* [What you will do]
Copy the data below exactly, omitting any picture it contains.
* * * * * * *
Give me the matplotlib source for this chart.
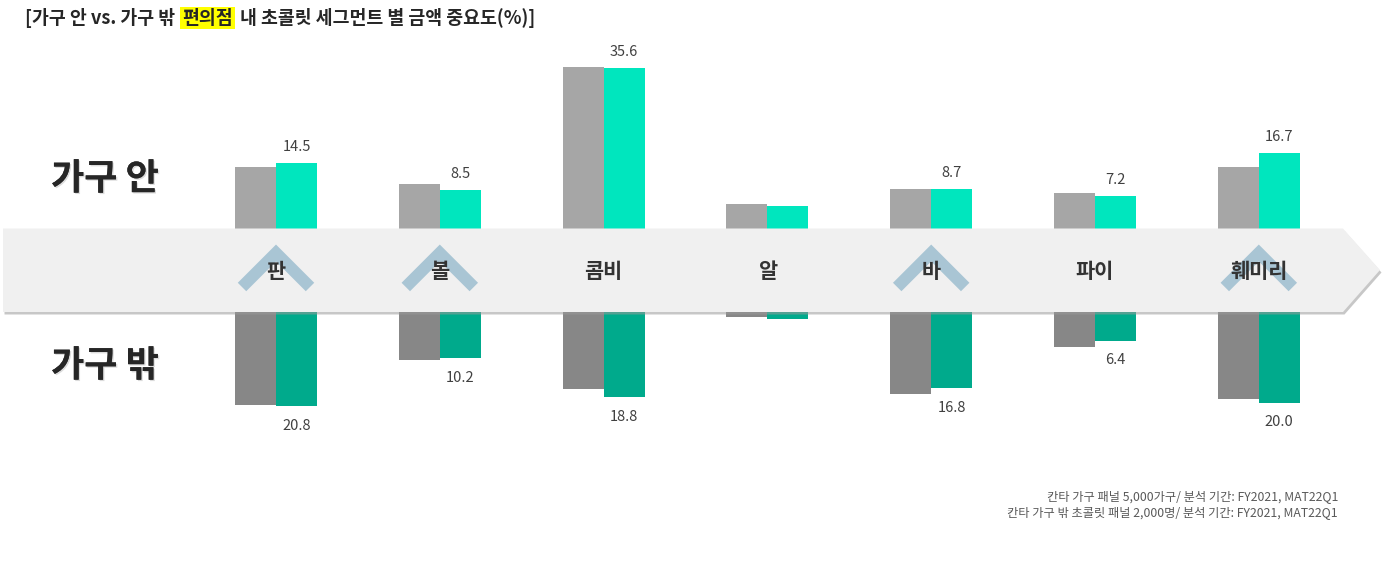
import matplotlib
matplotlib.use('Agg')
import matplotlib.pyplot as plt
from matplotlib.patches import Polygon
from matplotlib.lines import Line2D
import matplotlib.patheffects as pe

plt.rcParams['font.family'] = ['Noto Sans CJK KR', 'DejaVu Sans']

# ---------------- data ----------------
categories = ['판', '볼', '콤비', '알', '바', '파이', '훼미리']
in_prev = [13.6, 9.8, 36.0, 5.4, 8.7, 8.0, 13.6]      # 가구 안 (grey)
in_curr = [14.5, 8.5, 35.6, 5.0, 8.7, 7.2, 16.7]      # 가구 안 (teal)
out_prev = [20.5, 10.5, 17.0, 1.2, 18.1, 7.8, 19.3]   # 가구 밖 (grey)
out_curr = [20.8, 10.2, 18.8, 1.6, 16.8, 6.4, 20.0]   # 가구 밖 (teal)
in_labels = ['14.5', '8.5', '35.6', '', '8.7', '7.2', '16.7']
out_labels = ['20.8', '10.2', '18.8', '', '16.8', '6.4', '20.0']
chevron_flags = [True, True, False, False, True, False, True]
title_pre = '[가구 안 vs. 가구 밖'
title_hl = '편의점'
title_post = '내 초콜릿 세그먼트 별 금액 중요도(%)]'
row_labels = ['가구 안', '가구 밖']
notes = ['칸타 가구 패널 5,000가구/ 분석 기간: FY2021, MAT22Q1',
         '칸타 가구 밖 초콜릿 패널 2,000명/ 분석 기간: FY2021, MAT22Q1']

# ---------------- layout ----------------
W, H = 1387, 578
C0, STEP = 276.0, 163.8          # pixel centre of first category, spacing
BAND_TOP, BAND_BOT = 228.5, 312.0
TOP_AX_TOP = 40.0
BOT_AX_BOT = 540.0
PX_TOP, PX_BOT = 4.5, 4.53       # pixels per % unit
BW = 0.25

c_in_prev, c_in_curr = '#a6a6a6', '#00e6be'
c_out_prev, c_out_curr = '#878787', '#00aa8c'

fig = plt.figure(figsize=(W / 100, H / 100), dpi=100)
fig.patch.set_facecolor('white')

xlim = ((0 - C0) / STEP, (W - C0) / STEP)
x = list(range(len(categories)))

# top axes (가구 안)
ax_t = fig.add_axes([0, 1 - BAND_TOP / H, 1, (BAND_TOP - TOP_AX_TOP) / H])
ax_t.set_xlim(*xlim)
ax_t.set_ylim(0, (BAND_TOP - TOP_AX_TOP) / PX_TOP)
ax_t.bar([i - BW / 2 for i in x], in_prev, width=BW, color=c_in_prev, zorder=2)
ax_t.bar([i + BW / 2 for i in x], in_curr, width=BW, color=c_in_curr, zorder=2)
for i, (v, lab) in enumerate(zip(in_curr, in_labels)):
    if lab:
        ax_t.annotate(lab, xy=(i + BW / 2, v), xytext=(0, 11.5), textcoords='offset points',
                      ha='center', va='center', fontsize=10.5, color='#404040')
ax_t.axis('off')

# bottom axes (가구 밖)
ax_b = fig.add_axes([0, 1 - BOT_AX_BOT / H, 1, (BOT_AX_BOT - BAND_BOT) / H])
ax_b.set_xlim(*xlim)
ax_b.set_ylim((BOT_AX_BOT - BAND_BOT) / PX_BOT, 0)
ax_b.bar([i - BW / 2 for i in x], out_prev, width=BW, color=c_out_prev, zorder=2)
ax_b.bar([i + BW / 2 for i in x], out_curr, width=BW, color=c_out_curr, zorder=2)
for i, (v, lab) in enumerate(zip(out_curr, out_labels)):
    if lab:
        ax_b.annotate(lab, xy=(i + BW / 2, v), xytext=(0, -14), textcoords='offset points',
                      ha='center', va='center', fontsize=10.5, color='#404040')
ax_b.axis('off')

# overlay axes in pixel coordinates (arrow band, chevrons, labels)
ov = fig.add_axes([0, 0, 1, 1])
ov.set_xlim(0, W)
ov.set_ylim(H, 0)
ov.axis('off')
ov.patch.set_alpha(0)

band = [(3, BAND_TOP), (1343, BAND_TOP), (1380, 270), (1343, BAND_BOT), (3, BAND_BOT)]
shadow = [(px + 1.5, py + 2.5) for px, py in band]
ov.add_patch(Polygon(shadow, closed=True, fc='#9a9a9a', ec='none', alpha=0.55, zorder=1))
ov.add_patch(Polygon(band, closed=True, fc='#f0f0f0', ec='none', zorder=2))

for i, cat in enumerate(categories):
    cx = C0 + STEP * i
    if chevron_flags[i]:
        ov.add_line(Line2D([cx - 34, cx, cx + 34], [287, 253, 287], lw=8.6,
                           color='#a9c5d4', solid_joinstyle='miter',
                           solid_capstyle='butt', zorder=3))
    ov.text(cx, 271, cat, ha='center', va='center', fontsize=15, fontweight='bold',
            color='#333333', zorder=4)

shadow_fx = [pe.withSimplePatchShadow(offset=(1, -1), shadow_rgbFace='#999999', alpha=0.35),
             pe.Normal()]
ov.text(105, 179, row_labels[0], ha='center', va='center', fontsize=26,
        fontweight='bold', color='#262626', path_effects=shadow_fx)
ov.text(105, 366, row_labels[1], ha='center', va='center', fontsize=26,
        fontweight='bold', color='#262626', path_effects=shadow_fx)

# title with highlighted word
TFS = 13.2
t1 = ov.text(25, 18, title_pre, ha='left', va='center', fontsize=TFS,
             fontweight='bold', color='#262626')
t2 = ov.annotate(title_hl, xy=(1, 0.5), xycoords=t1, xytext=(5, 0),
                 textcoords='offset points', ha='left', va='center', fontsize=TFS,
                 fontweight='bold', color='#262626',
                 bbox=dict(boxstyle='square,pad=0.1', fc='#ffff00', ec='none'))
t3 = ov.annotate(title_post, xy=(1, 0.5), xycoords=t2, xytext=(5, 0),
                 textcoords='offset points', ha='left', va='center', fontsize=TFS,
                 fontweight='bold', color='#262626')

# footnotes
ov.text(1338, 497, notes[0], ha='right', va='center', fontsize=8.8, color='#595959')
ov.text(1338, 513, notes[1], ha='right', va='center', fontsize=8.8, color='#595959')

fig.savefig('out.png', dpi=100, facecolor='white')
* * * * * * *
* [The reply]
Give me the matplotlib source for this chart.
import matplotlib
matplotlib.use('Agg')
import matplotlib.pyplot as plt
from matplotlib.patches import Polygon
from matplotlib.lines import Line2D
import matplotlib.patheffects as pe

plt.rcParams['font.family'] = ['Noto Sans CJK KR', 'DejaVu Sans']

# ---------------- data ----------------
categories = ['판', '볼', '콤비', '알', '바', '파이', '훼미리']
in_prev = [13.6, 9.8, 36.0, 5.4, 8.7, 8.0, 13.6]      # 가구 안 (grey)
in_curr = [14.5, 8.5, 35.6, 5.0, 8.7, 7.2, 16.7]      # 가구 안 (teal)
out_prev = [20.5, 10.5, 17.0, 1.2, 18.1, 7.8, 19.3]   # 가구 밖 (grey)
out_curr = [20.8, 10.2, 18.8, 1.6, 16.8, 6.4, 20.0]   # 가구 밖 (teal)
in_labels = ['14.5', '8.5', '35.6', '', '8.7', '7.2', '16.7']
out_labels = ['20.8', '10.2', '18.8', '', '16.8', '6.4', '20.0']
chevron_flags = [True, True, False, False, True, False, True]
title_pre = '[가구 안 vs. 가구 밖'
title_hl = '편의점'
title_post = '내 초콜릿 세그먼트 별 금액 중요도(%)]'
row_labels = ['가구 안', '가구 밖']
notes = ['칸타 가구 패널 5,000가구/ 분석 기간: FY2021, MAT22Q1',
         '칸타 가구 밖 초콜릿 패널 2,000명/ 분석 기간: FY2021, MAT22Q1']

# ---------------- layout ----------------
W, H = 1387, 578
C0, STEP = 276.0, 163.8          # pixel centre of first category, spacing
BAND_TOP, BAND_BOT = 228.5, 312.0
TOP_AX_TOP = 40.0
BOT_AX_BOT = 540.0
PX_TOP, PX_BOT = 4.5, 4.53       # pixels per % unit
BW = 0.25

c_in_prev, c_in_curr = '#a6a6a6', '#00e6be'
c_out_prev, c_out_curr = '#878787', '#00aa8c'

fig = plt.figure(figsize=(W / 100, H / 100), dpi=100)
fig.patch.set_facecolor('white')

xlim = ((0 - C0) / STEP, (W - C0) / STEP)
x = list(range(len(categories)))

# top axes (가구 안)
ax_t = fig.add_axes([0, 1 - BAND_TOP / H, 1, (BAND_TOP - TOP_AX_TOP) / H])
ax_t.set_xlim(*xlim)
ax_t.set_ylim(0, (BAND_TOP - TOP_AX_TOP) / PX_TOP)
ax_t.bar([i - BW / 2 for i in x], in_prev, width=BW, color=c_in_prev, zorder=2)
ax_t.bar([i + BW / 2 for i in x], in_curr, width=BW, color=c_in_curr, zorder=2)
for i, (v, lab) in enumerate(zip(in_curr, in_labels)):
    if lab:
        ax_t.annotate(lab, xy=(i + BW / 2, v), xytext=(0, 11.5), textcoords='offset points',
                      ha='center', va='center', fontsize=10.5, color='#404040')
ax_t.axis('off')

# bottom axes (가구 밖)
ax_b = fig.add_axes([0, 1 - BOT_AX_BOT / H, 1, (BOT_AX_BOT - BAND_BOT) / H])
ax_b.set_xlim(*xlim)
ax_b.set_ylim((BOT_AX_BOT - BAND_BOT) / PX_BOT, 0)
ax_b.bar([i - BW / 2 for i in x], out_prev, width=BW, color=c_out_prev, zorder=2)
ax_b.bar([i + BW / 2 for i in x], out_curr, width=BW, color=c_out_curr, zorder=2)
for i, (v, lab) in enumerate(zip(out_curr, out_labels)):
    if lab:
        ax_b.annotate(lab, xy=(i + BW / 2, v), xytext=(0, -14), textcoords='offset points',
                      ha='center', va='center', fontsize=10.5, color='#404040')
ax_b.axis('off')

# overlay axes in pixel coordinates (arrow band, chevrons, labels)
ov = fig.add_axes([0, 0, 1, 1])
ov.set_xlim(0, W)
ov.set_ylim(H, 0)
ov.axis('off')
ov.patch.set_alpha(0)

band = [(3, BAND_TOP), (1343, BAND_TOP), (1380, 270), (1343, BAND_BOT), (3, BAND_BOT)]
shadow = [(px + 1.5, py + 2.5) for px, py in band]
ov.add_patch(Polygon(shadow, closed=True, fc='#9a9a9a', ec='none', alpha=0.55, zorder=1))
ov.add_patch(Polygon(band, closed=True, fc='#f0f0f0', ec='none', zorder=2))

for i, cat in enumerate(categories):
    cx = C0 + STEP * i
    if chevron_flags[i]:
        ov.add_line(Line2D([cx - 34, cx, cx + 34], [287, 253, 287], lw=8.6,
                           color='#a9c5d4', solid_joinstyle='miter',
                           solid_capstyle='butt', zorder=3))
    ov.text(cx, 271, cat, ha='center', va='center', fontsize=15, fontweight='bold',
            color='#333333', zorder=4)

shadow_fx = [pe.withSimplePatchShadow(offset=(1, -1), shadow_rgbFace='#999999', alpha=0.35),
             pe.Normal()]
ov.text(105, 179, row_labels[0], ha='center', va='center', fontsize=26,
        fontweight='bold', color='#262626', path_effects=shadow_fx)
ov.text(105, 366, row_labels[1], ha='center', va='center', fontsize=26,
        fontweight='bold', color='#262626', path_effects=shadow_fx)

# title with highlighted word
TFS = 13.2
t1 = ov.text(25, 18, title_pre, ha='left', va='center', fontsize=TFS,
             fontweight='bold', color='#262626')
t2 = ov.annotate(title_hl, xy=(1, 0.5), xycoords=t1, xytext=(5, 0),
                 textcoords='offset points', ha='left', va='center', fontsize=TFS,
                 fontweight='bold', color='#262626',
                 bbox=dict(boxstyle='square,pad=0.1', fc='#ffff00', ec='none'))
t3 = ov.annotate(title_post, xy=(1, 0.5), xycoords=t2, xytext=(5, 0),
                 textcoords='offset points', ha='left', va='center', fontsize=TFS,
                 fontweight='bold', color='#262626')

# footnotes
ov.text(1338, 497, notes[0], ha='right', va='center', fontsize=8.8, color='#595959')
ov.text(1338, 513, notes[1], ha='right', va='center', fontsize=8.8, color='#595959')

fig.savefig('out.png', dpi=100, facecolor='white')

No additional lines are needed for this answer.